Repeat the listing that follows, character for character, minus the pictures.
**** Recorded information ****
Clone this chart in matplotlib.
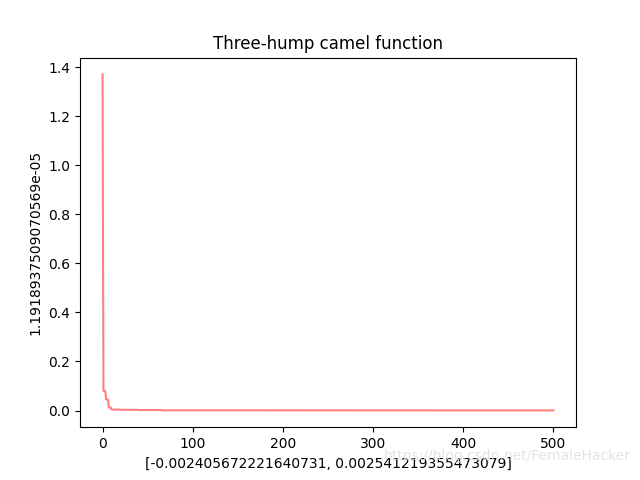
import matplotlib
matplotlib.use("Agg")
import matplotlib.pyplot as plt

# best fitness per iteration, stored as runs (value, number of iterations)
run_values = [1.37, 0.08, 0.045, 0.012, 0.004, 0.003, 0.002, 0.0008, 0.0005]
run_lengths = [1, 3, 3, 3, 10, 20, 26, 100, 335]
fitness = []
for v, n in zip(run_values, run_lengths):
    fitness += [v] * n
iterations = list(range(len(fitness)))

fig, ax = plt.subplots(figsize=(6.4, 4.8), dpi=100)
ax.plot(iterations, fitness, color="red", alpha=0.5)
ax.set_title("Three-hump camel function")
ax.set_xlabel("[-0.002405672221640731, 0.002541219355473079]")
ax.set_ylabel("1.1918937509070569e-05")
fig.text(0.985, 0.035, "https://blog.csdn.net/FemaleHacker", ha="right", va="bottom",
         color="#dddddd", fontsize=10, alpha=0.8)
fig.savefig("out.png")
****
Solution for this exercise
Clone this chart in matplotlib.
import matplotlib
matplotlib.use("Agg")
import matplotlib.pyplot as plt

# best fitness per iteration, stored as runs (value, number of iterations)
run_values = [1.37, 0.08, 0.045, 0.012, 0.004, 0.003, 0.002, 0.0008, 0.0005]
run_lengths = [1, 3, 3, 3, 10, 20, 26, 100, 335]
fitness = []
for v, n in zip(run_values, run_lengths):
    fitness += [v] * n
iterations = list(range(len(fitness)))

fig, ax = plt.subplots(figsize=(6.4, 4.8), dpi=100)
ax.plot(iterations, fitness, color="red", alpha=0.5)
ax.set_title("Three-hump camel function")
ax.set_xlabel("[-0.002405672221640731, 0.002541219355473079]")
ax.set_ylabel("1.1918937509070569e-05")
fig.text(0.985, 0.035, "https://blog.csdn.net/FemaleHacker", ha="right", va="bottom",
         color="#dddddd", fontsize=10, alpha=0.8)
fig.savefig("out.png")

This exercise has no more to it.